Task to complete | Each line below must be set down exactly; omit any image you find.

----- Material provided

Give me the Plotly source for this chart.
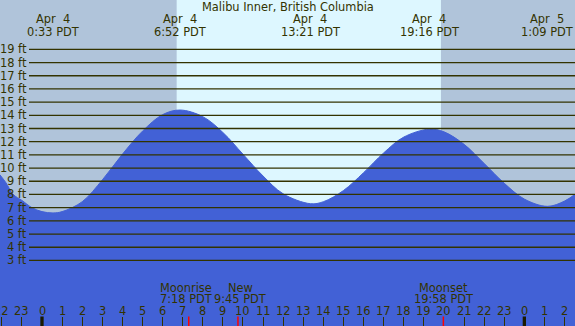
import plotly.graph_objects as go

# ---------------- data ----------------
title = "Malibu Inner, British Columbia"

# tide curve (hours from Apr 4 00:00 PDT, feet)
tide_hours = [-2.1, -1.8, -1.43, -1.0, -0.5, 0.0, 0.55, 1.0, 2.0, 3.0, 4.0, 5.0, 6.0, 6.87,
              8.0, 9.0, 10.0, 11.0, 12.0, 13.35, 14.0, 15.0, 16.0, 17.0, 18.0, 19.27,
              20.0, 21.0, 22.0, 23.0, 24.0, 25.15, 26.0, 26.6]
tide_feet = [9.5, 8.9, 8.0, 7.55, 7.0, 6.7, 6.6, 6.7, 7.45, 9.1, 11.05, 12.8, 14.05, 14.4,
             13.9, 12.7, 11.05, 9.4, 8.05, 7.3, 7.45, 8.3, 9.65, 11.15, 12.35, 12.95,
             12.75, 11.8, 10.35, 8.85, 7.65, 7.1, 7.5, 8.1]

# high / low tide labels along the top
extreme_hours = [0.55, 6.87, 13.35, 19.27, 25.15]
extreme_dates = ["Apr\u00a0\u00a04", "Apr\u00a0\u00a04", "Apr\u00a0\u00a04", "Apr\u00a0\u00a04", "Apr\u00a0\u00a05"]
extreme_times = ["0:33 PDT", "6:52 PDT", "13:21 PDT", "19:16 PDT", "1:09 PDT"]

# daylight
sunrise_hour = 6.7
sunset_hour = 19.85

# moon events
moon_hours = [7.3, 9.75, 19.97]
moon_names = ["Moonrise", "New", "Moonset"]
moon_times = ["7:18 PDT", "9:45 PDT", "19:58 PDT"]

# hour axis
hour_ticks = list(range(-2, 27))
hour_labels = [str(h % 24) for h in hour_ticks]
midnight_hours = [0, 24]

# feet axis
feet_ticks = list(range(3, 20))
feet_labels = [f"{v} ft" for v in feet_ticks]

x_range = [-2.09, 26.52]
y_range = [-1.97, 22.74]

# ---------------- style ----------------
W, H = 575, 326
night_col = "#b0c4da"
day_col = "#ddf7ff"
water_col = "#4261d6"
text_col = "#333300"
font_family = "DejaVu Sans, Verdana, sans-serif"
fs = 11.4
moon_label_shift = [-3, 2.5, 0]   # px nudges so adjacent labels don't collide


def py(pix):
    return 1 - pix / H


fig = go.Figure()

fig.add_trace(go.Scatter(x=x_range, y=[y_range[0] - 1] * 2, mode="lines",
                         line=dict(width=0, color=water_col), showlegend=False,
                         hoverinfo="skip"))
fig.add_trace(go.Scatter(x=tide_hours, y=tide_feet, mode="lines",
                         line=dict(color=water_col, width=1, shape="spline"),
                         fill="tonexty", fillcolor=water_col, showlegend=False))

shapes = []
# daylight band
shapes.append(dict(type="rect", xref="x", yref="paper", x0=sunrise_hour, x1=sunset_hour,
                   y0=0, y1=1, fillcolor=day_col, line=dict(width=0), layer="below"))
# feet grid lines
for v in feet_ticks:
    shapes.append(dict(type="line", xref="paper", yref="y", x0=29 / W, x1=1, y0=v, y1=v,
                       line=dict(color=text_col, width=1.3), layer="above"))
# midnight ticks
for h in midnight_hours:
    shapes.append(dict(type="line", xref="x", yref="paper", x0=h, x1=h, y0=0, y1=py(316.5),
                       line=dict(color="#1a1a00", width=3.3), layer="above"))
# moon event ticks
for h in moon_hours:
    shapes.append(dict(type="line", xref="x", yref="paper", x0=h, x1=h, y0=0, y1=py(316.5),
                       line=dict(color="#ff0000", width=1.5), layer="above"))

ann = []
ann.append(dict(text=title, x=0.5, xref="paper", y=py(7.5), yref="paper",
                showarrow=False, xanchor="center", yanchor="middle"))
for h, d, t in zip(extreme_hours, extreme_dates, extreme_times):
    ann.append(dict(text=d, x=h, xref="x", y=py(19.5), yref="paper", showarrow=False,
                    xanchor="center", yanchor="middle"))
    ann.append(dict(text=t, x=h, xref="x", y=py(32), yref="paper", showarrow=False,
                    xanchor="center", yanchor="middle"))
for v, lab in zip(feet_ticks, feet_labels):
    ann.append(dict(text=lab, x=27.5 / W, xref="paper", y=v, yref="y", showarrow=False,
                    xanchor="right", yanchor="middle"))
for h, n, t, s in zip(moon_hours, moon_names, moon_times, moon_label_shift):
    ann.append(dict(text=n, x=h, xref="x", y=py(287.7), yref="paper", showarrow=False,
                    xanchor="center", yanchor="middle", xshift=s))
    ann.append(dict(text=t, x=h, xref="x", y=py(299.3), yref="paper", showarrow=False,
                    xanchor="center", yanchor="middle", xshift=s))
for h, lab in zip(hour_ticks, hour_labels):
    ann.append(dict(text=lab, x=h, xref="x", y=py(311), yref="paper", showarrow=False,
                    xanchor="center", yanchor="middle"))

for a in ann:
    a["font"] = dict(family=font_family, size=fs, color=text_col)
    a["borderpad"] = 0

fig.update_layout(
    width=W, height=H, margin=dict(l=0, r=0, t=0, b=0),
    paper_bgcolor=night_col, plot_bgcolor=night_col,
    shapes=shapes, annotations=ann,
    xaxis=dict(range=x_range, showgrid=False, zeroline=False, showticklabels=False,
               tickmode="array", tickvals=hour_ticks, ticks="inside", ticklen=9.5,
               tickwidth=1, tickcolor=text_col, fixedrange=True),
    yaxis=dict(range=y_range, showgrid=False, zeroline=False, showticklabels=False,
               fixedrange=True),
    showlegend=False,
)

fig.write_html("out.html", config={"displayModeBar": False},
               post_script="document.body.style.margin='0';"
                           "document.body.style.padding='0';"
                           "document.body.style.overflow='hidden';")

----------

The result |
Give me the Plotly source for this chart.
import plotly.graph_objects as go

# ---------------- data ----------------
title = "Malibu Inner, British Columbia"

# tide curve (hours from Apr 4 00:00 PDT, feet)
tide_hours = [-2.1, -1.8, -1.43, -1.0, -0.5, 0.0, 0.55, 1.0, 2.0, 3.0, 4.0, 5.0, 6.0, 6.87,
              8.0, 9.0, 10.0, 11.0, 12.0, 13.35, 14.0, 15.0, 16.0, 17.0, 18.0, 19.27,
              20.0, 21.0, 22.0, 23.0, 24.0, 25.15, 26.0, 26.6]
tide_feet = [9.5, 8.9, 8.0, 7.55, 7.0, 6.7, 6.6, 6.7, 7.45, 9.1, 11.05, 12.8, 14.05, 14.4,
             13.9, 12.7, 11.05, 9.4, 8.05, 7.3, 7.45, 8.3, 9.65, 11.15, 12.35, 12.95,
             12.75, 11.8, 10.35, 8.85, 7.65, 7.1, 7.5, 8.1]

# high / low tide labels along the top
extreme_hours = [0.55, 6.87, 13.35, 19.27, 25.15]
extreme_dates = ["Apr\u00a0\u00a04", "Apr\u00a0\u00a04", "Apr\u00a0\u00a04", "Apr\u00a0\u00a04", "Apr\u00a0\u00a05"]
extreme_times = ["0:33 PDT", "6:52 PDT", "13:21 PDT", "19:16 PDT", "1:09 PDT"]

# daylight
sunrise_hour = 6.7
sunset_hour = 19.85

# moon events
moon_hours = [7.3, 9.75, 19.97]
moon_names = ["Moonrise", "New", "Moonset"]
moon_times = ["7:18 PDT", "9:45 PDT", "19:58 PDT"]

# hour axis
hour_ticks = list(range(-2, 27))
hour_labels = [str(h % 24) for h in hour_ticks]
midnight_hours = [0, 24]

# feet axis
feet_ticks = list(range(3, 20))
feet_labels = [f"{v} ft" for v in feet_ticks]

x_range = [-2.09, 26.52]
y_range = [-1.97, 22.74]

# ---------------- style ----------------
W, H = 575, 326
night_col = "#b0c4da"
day_col = "#ddf7ff"
water_col = "#4261d6"
text_col = "#333300"
font_family = "DejaVu Sans, Verdana, sans-serif"
fs = 11.4
moon_label_shift = [-3, 2.5, 0]   # px nudges so adjacent labels don't collide


def py(pix):
    return 1 - pix / H


fig = go.Figure()

fig.add_trace(go.Scatter(x=x_range, y=[y_range[0] - 1] * 2, mode="lines",
                         line=dict(width=0, color=water_col), showlegend=False,
                         hoverinfo="skip"))
fig.add_trace(go.Scatter(x=tide_hours, y=tide_feet, mode="lines",
                         line=dict(color=water_col, width=1, shape="spline"),
                         fill="tonexty", fillcolor=water_col, showlegend=False))

shapes = []
# daylight band
shapes.append(dict(type="rect", xref="x", yref="paper", x0=sunrise_hour, x1=sunset_hour,
                   y0=0, y1=1, fillcolor=day_col, line=dict(width=0), layer="below"))
# feet grid lines
for v in feet_ticks:
    shapes.append(dict(type="line", xref="paper", yref="y", x0=29 / W, x1=1, y0=v, y1=v,
                       line=dict(color=text_col, width=1.3), layer="above"))
# midnight ticks
for h in midnight_hours:
    shapes.append(dict(type="line", xref="x", yref="paper", x0=h, x1=h, y0=0, y1=py(316.5),
                       line=dict(color="#1a1a00", width=3.3), layer="above"))
# moon event ticks
for h in moon_hours:
    shapes.append(dict(type="line", xref="x", yref="paper", x0=h, x1=h, y0=0, y1=py(316.5),
                       line=dict(color="#ff0000", width=1.5), layer="above"))

ann = []
ann.append(dict(text=title, x=0.5, xref="paper", y=py(7.5), yref="paper",
                showarrow=False, xanchor="center", yanchor="middle"))
for h, d, t in zip(extreme_hours, extreme_dates, extreme_times):
    ann.append(dict(text=d, x=h, xref="x", y=py(19.5), yref="paper", showarrow=False,
                    xanchor="center", yanchor="middle"))
    ann.append(dict(text=t, x=h, xref="x", y=py(32), yref="paper", showarrow=False,
                    xanchor="center", yanchor="middle"))
for v, lab in zip(feet_ticks, feet_labels):
    ann.append(dict(text=lab, x=27.5 / W, xref="paper", y=v, yref="y", showarrow=False,
                    xanchor="right", yanchor="middle"))
for h, n, t, s in zip(moon_hours, moon_names, moon_times, moon_label_shift):
    ann.append(dict(text=n, x=h, xref="x", y=py(287.7), yref="paper", showarrow=False,
                    xanchor="center", yanchor="middle", xshift=s))
    ann.append(dict(text=t, x=h, xref="x", y=py(299.3), yref="paper", showarrow=False,
                    xanchor="center", yanchor="middle", xshift=s))
for h, lab in zip(hour_ticks, hour_labels):
    ann.append(dict(text=lab, x=h, xref="x", y=py(311), yref="paper", showarrow=False,
                    xanchor="center", yanchor="middle"))

for a in ann:
    a["font"] = dict(family=font_family, size=fs, color=text_col)
    a["borderpad"] = 0

fig.update_layout(
    width=W, height=H, margin=dict(l=0, r=0, t=0, b=0),
    paper_bgcolor=night_col, plot_bgcolor=night_col,
    shapes=shapes, annotations=ann,
    xaxis=dict(range=x_range, showgrid=False, zeroline=False, showticklabels=False,
               tickmode="array", tickvals=hour_ticks, ticks="inside", ticklen=9.5,
               tickwidth=1, tickcolor=text_col, fixedrange=True),
    yaxis=dict(range=y_range, showgrid=False, zeroline=False, showticklabels=False,
               fixedrange=True),
    showlegend=False,
)

fig.write_html("out.html", config={"displayModeBar": False},
               post_script="document.body.style.margin='0';"
                           "document.body.style.padding='0';"
                           "document.body.style.overflow='hidden';")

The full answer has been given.